東アジア, 東南アジアでは, 魚しょうゆは日常生活に密着した調味料として使われているが, 日本における魚しょうゆは一部の地方で使われているにすぎない。
魚しょうゆは製造に長期間を要し, また特有の魚臭があり, 改善すべき点がある。
この魚しょうゆの改良を目的としてマアジを原料に用い, (1) 筋肉のみ使用, (2) 筋肉に内臓を添加, (3) アジ全量を使用, (4) アジ全量にパインアップル果汁を添加, の4種の魚しょうゆを24時間から60日間, 45℃で熟成させて製造し, 特にパインアップル果汁を酵素源として使用した効果について検討した。
呈味成分であるアミノ酸とペプチドの熟成時の挙動と同時に, 臭気成分の有機酸, 脂肪酸, 魚臭の成分であるトリメチルアミン, しょうゆや酢の香りの成分のメチオナールについて調べた。
アジ筋肉に種々の量の内臓を加えて製造した魚しょうゆは, 内臓の添加量が多いほど, アミノ態窒素の増加が認められたが, 内臓無添加ではアミノ態窒素の値が低く, 筋肉のみではたん白質の分解が少ないことが示された。
魚しょうゆにパインアップル果汁を添加した場合, 窒素, アミノ態窒素ともに高い値であった。

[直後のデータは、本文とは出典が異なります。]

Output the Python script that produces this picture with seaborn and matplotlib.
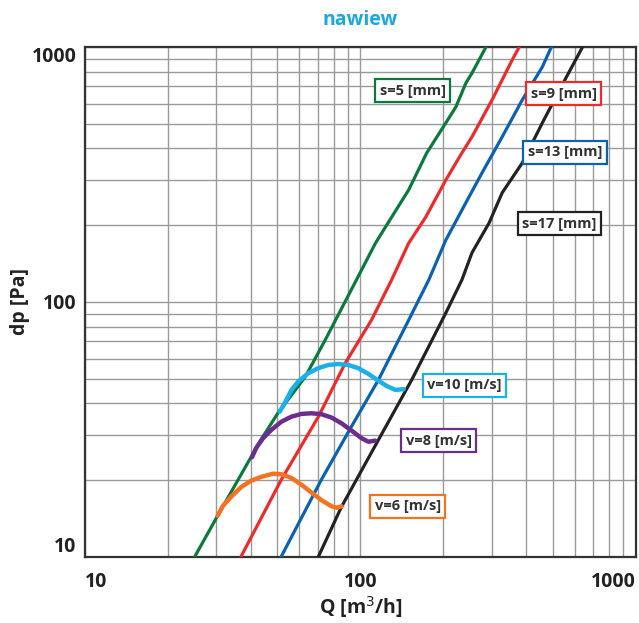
import matplotlib.pyplot as plt
import pandas as pd
import seaborn as sns
from matplotlib.ticker import FixedLocator, NullFormatter

# Series (Q in m3/h, dp in Pa)
s5_q = [25.0, 30.3, 35.9, 43.5, 50.2, 63.0, 74.5, 96.7, 113.4, 123.4, 149.7, 174.1, 204.3, 222.2, 241.7, 254.2, 285.8]
s5_dp = [10, 14.5, 20.0, 28.8, 36.7, 50.8, 70.9, 122, 170, 197, 275, 384, 504, 582, 723, 790, 1000]

s9_q = [36.8, 51.5, 70.3, 88.2, 109.7, 129.8, 149.7, 172.6, 204.3, 233.6, 254.2, 300.7, 355.7, 377.4]
s9_dp = [10, 20.0, 35.4, 57.7, 84.9, 122, 170, 215, 301, 384, 444, 620, 889, 1000]

s13_q = [51.5, 72.0, 92.7, 116.3, 149.7, 177.1, 204.3, 247.8, 276.5, 327.2, 387.0, 457.8, 493.6]
s13_dp = [10, 20.0, 32.4, 49.5, 84.9, 122, 175, 258, 321, 444, 620, 835, 1000]

s17_q = [70.3, 85.3, 116.3, 153.6, 204.3, 233.6, 254.2, 293.2, 327.2, 387.0, 457.8, 560.0, 640.8]
s17_dp = [10, 15.7, 28.8, 49.5, 90.6, 122, 156, 204, 268, 351, 504, 763, 1000]

v10_q = [50.9, 53.1, 56.2, 59.4, 64.6, 70.3, 76.4, 83.1, 90.4, 98.3, 107.0, 116.3, 124.7, 133.9, 143.6]
v10_dp = [37.1, 40.1, 45.2, 48.7, 52.5, 55.0, 56.6, 57.1, 56.6, 55.0, 52.2, 49.1, 46.8, 45.2, 45.5]

v8_q = [40.4, 41.8, 44.3, 47.5, 51.6, 56.2, 61.1, 66.4, 72.2, 78.6, 85.5, 92.9, 101.1, 107.0, 113.1]
v8_dp = [24.6, 26.7, 29.2, 31.5, 33.9, 35.5, 36.4, 36.6, 36.3, 35.2, 33.4, 31.3, 29.2, 28.3, 28.6]

v6_q = [30.3, 31.6, 33.9, 36.9, 40.1, 43.6, 48.1, 51.6, 56.2, 61.1, 66.4, 72.2, 78.6, 81.9, 85.5]
v6_dp = [14.5, 15.8, 17.2, 18.8, 19.9, 20.6, 21.2, 21.1, 20.4, 19.2, 17.9, 16.7, 15.8, 15.6, 15.8]

s_names = ["s=5 [mm]", "s=9 [mm]", "s=13 [mm]", "s=17 [mm]"]
v_names = ["v=10 [m/s]", "v=8 [m/s]", "v=6 [m/s]"]

x_ticks = [10, 100, 1000]
y_ticks = [10, 100, 1000]


def main():
    sns.set_theme(style="white")
    plt.rcParams["font.family"] = ["Open Sans", "DejaVu Sans"]

    s_series = [(s5_q, s5_dp), (s9_q, s9_dp), (s13_q, s13_dp), (s17_q, s17_dp)]
    v_series = [(v10_q, v10_dp), (v8_q, v8_dp), (v6_q, v6_dp)]
    s_colors = ["#0b7a3e", "#ee2a2a", "#0a62b0", "#222222"]
    v_colors = ["#1bb0e8", "#6b2d90", "#f47321"]

    frames = []
    for name, (q, dp) in zip(s_names, s_series):
        frames.append(pd.DataFrame({"Q": q, "dp": dp, "name": name}))
    df_s = pd.concat(frames, ignore_index=True)
    frames = []
    for name, (q, dp) in zip(v_names, v_series):
        frames.append(pd.DataFrame({"Q": q, "dp": dp, "name": name}))
    df_v = pd.concat(frames, ignore_index=True)

    fig = plt.figure(figsize=(6.39, 6.23), dpi=100)
    ax = fig.add_axes([0.133, 0.106, 0.862, 0.8186])
    ax.set_xscale("log")
    ax.set_yscale("log")

    sns.lineplot(data=df_s, x="Q", y="dp", hue="name", palette=s_colors,
                 estimator=None, sort=False, linewidth=2.3, legend=False, ax=ax,
                 zorder=3, solid_joinstyle="round")
    sns.lineplot(data=df_v, x="Q", y="dp", hue="name", palette=v_colors,
                 estimator=None, sort=False, linewidth=3.2, legend=False, ax=ax,
                 zorder=4, solid_joinstyle="round")

    ax.set_xlim(10, 1000)
    ax.set_ylim(10, 1000)

    # grid on every 1-9 step of each decade
    minor = [m * d for d in (10, 100) for m in range(2, 10)]
    ax.xaxis.set_major_locator(FixedLocator(x_ticks))
    ax.yaxis.set_major_locator(FixedLocator(y_ticks))
    ax.xaxis.set_minor_locator(FixedLocator(minor))
    ax.yaxis.set_minor_locator(FixedLocator(minor))
    ax.xaxis.set_minor_formatter(NullFormatter())
    ax.yaxis.set_minor_formatter(NullFormatter())
    ax.grid(True, which="both", color="#9a9a9a", linewidth=1.0, zorder=0)
    ax.set_axisbelow(True)

    ax.set_xticklabels([str(t) for t in x_ticks], fontsize=14, fontweight="bold", color="#222222")
    ax.set_yticklabels([str(t) for t in y_ticks], fontsize=14, fontweight="bold", color="#222222")
    ax.tick_params(axis="both", which="both", length=0)
    ax.tick_params(axis="x", pad=11)
    ax.tick_params(axis="y", pad=6)
    xl = ax.get_xticklabels()
    xl[0].set_ha("left")
    xl[-1].set_ha("right")
    yl = ax.get_yticklabels()
    yl[0].set_va("bottom")
    yl[-1].set_va("top")

    for sp in ax.spines.values():
        sp.set_color("#333333")
        sp.set_linewidth(1.6)

    ax.set_xlabel("Q [m$^3$/h]", fontsize=14, fontweight="bold", color="#222222", labelpad=1)
    ax.set_ylabel("dp [Pa]", fontsize=14, fontweight="bold", color="#222222", labelpad=1)
    ax.set_title("nawiew", fontsize=14, fontweight="bold", color="#1ba7e0", pad=16)

    # boxed labels
    label_pos = [(154.9, 675), (548, 655), (553, 386), (528, 203)]
    for name, col, (lx, ly) in zip(s_names, s_colors, label_pos):
        ax.text(lx, ly, name, fontsize=10.5, fontweight="bold", color="#333333",
                ha="center", va="center", zorder=6,
                bbox=dict(boxstyle="square,pad=0.3", fc="white", ec=col, lw=1.6))
    label_pos = [(238.8, 47.1), (192.6, 28.6), (148.4, 15.8)]
    for name, col, (lx, ly) in zip(v_names, v_colors, label_pos):
        ax.text(lx, ly, name, fontsize=10.5, fontweight="bold", color="#333333",
                ha="center", va="center", zorder=6,
                bbox=dict(boxstyle="square,pad=0.3", fc="white", ec=col, lw=1.6))

    fig.savefig("out.png", dpi=100)
    plt.close(fig)


if __name__ == "__main__":
    main()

また有機酸はクエン酸, リンゴ酸が多く, ギ酸, 酢酸の生成は少なかった。脂肪酸は不飽和脂肪酸のオレイン酸, リノール酸, リノレン酸の変化も少なく, ドコサヘキサエン酸も減少が少なく, このようにポリエン酸が他の魚しょうゆに比べて多く残存していたことは, パインアップル果汁添加によって, 魚しょうゆが酸化されにくくなっていることを示していた。
魚臭の要因であるトリメチルアミンの経時的変化をみると, 特に熟成の初期に著しく低い値であり, 24時間でも増加の割合が低かった。メチオナールも他の魚しょうゆに比べて低いことなどから, パインアップル果汁添加により魚臭の少ない魚しょうゆ製造が行えることが明らかとなった。